▶ Supplied data:
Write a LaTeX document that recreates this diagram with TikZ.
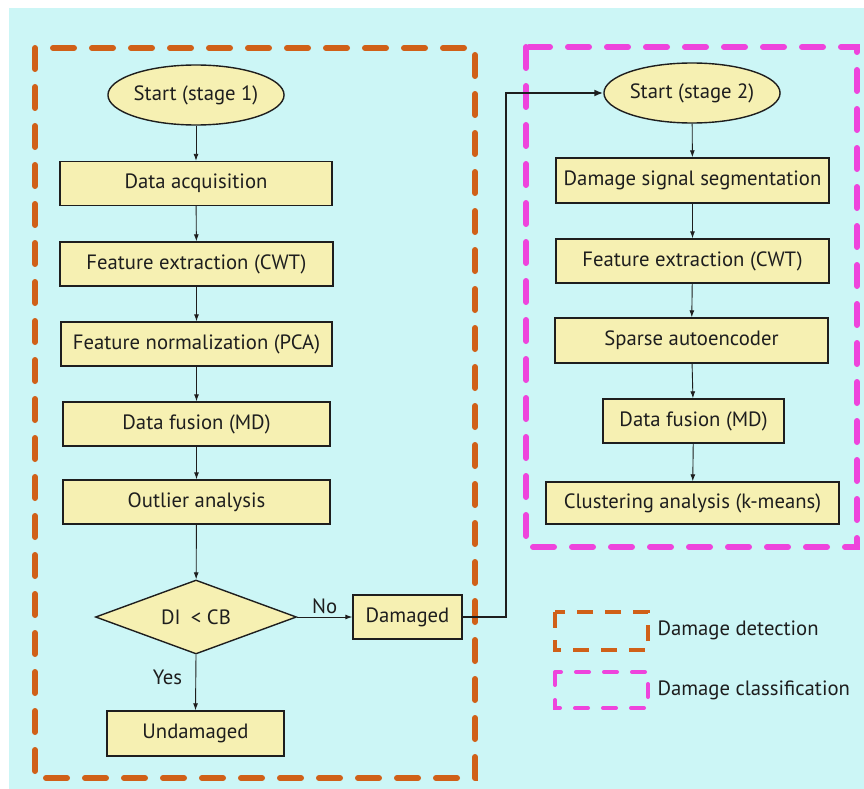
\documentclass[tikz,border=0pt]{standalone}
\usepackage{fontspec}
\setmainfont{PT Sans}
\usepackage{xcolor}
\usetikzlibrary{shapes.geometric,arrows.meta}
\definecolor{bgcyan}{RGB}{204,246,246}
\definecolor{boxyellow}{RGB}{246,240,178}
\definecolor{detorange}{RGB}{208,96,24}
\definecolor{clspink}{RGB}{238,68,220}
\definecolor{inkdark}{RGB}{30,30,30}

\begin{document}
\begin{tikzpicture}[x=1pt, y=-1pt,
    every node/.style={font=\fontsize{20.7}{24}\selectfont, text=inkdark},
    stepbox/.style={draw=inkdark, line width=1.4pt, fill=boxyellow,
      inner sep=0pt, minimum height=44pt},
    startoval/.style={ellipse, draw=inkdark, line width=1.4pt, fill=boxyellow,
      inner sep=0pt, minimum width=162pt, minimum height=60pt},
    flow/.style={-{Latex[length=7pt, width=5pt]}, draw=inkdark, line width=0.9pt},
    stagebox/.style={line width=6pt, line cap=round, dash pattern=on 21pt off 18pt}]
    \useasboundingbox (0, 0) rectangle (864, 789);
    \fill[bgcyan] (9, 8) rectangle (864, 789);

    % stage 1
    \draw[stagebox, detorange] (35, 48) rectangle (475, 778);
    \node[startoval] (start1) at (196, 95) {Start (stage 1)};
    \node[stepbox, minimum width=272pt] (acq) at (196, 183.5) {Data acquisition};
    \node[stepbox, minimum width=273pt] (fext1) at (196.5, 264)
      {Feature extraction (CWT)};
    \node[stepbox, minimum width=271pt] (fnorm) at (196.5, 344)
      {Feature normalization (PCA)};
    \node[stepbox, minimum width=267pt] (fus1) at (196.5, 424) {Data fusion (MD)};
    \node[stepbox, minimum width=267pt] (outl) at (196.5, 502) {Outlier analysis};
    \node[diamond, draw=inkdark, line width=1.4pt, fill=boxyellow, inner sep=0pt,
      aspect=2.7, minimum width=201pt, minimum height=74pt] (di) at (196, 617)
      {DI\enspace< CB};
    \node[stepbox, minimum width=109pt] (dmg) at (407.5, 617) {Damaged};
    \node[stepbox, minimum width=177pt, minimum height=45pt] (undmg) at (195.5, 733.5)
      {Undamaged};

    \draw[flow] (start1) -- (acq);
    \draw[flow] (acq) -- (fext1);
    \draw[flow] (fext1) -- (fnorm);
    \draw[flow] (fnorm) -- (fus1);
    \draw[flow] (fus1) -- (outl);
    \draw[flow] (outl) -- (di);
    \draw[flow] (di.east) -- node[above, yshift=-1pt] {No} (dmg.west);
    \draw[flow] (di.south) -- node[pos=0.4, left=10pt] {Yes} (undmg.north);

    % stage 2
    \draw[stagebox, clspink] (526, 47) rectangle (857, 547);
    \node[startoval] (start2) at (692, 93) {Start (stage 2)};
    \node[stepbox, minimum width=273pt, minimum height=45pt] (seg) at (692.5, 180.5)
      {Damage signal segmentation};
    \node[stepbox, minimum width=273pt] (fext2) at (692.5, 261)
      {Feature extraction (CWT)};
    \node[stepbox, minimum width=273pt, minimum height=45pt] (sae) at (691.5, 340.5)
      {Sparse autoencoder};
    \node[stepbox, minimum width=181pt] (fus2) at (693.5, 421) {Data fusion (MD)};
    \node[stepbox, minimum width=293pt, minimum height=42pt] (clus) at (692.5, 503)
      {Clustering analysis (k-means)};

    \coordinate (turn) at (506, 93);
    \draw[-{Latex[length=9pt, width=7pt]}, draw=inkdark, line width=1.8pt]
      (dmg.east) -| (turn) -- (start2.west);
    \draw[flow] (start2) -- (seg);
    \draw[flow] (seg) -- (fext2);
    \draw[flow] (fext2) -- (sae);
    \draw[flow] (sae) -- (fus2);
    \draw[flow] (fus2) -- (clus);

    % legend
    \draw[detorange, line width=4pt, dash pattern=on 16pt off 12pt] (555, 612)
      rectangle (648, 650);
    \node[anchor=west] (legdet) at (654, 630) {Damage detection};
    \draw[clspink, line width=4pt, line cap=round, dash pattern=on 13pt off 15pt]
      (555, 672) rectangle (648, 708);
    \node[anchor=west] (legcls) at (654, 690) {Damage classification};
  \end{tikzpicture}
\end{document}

▶ Do this:
Extract the full listing above verbatim; pictures are to be left out of the copy.

▶ Completed task:
Write a LaTeX document that recreates this diagram with TikZ.
\documentclass[tikz,border=0pt]{standalone}
\usepackage{fontspec}
\setmainfont{PT Sans}
\usepackage{xcolor}
\usetikzlibrary{shapes.geometric,arrows.meta}
\definecolor{bgcyan}{RGB}{204,246,246}
\definecolor{boxyellow}{RGB}{246,240,178}
\definecolor{detorange}{RGB}{208,96,24}
\definecolor{clspink}{RGB}{238,68,220}
\definecolor{inkdark}{RGB}{30,30,30}

\begin{document}
\begin{tikzpicture}[x=1pt, y=-1pt,
    every node/.style={font=\fontsize{20.7}{24}\selectfont, text=inkdark},
    stepbox/.style={draw=inkdark, line width=1.4pt, fill=boxyellow,
      inner sep=0pt, minimum height=44pt},
    startoval/.style={ellipse, draw=inkdark, line width=1.4pt, fill=boxyellow,
      inner sep=0pt, minimum width=162pt, minimum height=60pt},
    flow/.style={-{Latex[length=7pt, width=5pt]}, draw=inkdark, line width=0.9pt},
    stagebox/.style={line width=6pt, line cap=round, dash pattern=on 21pt off 18pt}]
    \useasboundingbox (0, 0) rectangle (864, 789);
    \fill[bgcyan] (9, 8) rectangle (864, 789);

    % stage 1
    \draw[stagebox, detorange] (35, 48) rectangle (475, 778);
    \node[startoval] (start1) at (196, 95) {Start (stage 1)};
    \node[stepbox, minimum width=272pt] (acq) at (196, 183.5) {Data acquisition};
    \node[stepbox, minimum width=273pt] (fext1) at (196.5, 264)
      {Feature extraction (CWT)};
    \node[stepbox, minimum width=271pt] (fnorm) at (196.5, 344)
      {Feature normalization (PCA)};
    \node[stepbox, minimum width=267pt] (fus1) at (196.5, 424) {Data fusion (MD)};
    \node[stepbox, minimum width=267pt] (outl) at (196.5, 502) {Outlier analysis};
    \node[diamond, draw=inkdark, line width=1.4pt, fill=boxyellow, inner sep=0pt,
      aspect=2.7, minimum width=201pt, minimum height=74pt] (di) at (196, 617)
      {DI\enspace< CB};
    \node[stepbox, minimum width=109pt] (dmg) at (407.5, 617) {Damaged};
    \node[stepbox, minimum width=177pt, minimum height=45pt] (undmg) at (195.5, 733.5)
      {Undamaged};

    \draw[flow] (start1) -- (acq);
    \draw[flow] (acq) -- (fext1);
    \draw[flow] (fext1) -- (fnorm);
    \draw[flow] (fnorm) -- (fus1);
    \draw[flow] (fus1) -- (outl);
    \draw[flow] (outl) -- (di);
    \draw[flow] (di.east) -- node[above, yshift=-1pt] {No} (dmg.west);
    \draw[flow] (di.south) -- node[pos=0.4, left=10pt] {Yes} (undmg.north);

    % stage 2
    \draw[stagebox, clspink] (526, 47) rectangle (857, 547);
    \node[startoval] (start2) at (692, 93) {Start (stage 2)};
    \node[stepbox, minimum width=273pt, minimum height=45pt] (seg) at (692.5, 180.5)
      {Damage signal segmentation};
    \node[stepbox, minimum width=273pt] (fext2) at (692.5, 261)
      {Feature extraction (CWT)};
    \node[stepbox, minimum width=273pt, minimum height=45pt] (sae) at (691.5, 340.5)
      {Sparse autoencoder};
    \node[stepbox, minimum width=181pt] (fus2) at (693.5, 421) {Data fusion (MD)};
    \node[stepbox, minimum width=293pt, minimum height=42pt] (clus) at (692.5, 503)
      {Clustering analysis (k-means)};

    \coordinate (turn) at (506, 93);
    \draw[-{Latex[length=9pt, width=7pt]}, draw=inkdark, line width=1.8pt]
      (dmg.east) -| (turn) -- (start2.west);
    \draw[flow] (start2) -- (seg);
    \draw[flow] (seg) -- (fext2);
    \draw[flow] (fext2) -- (sae);
    \draw[flow] (sae) -- (fus2);
    \draw[flow] (fus2) -- (clus);

    % legend
    \draw[detorange, line width=4pt, dash pattern=on 16pt off 12pt] (555, 612)
      rectangle (648, 650);
    \node[anchor=west] (legdet) at (654, 630) {Damage detection};
    \draw[clspink, line width=4pt, line cap=round, dash pattern=on 13pt off 15pt]
      (555, 672) rectangle (648, 708);
    \node[anchor=west] (legcls) at (654, 690) {Damage classification};
  \end{tikzpicture}
\end{document}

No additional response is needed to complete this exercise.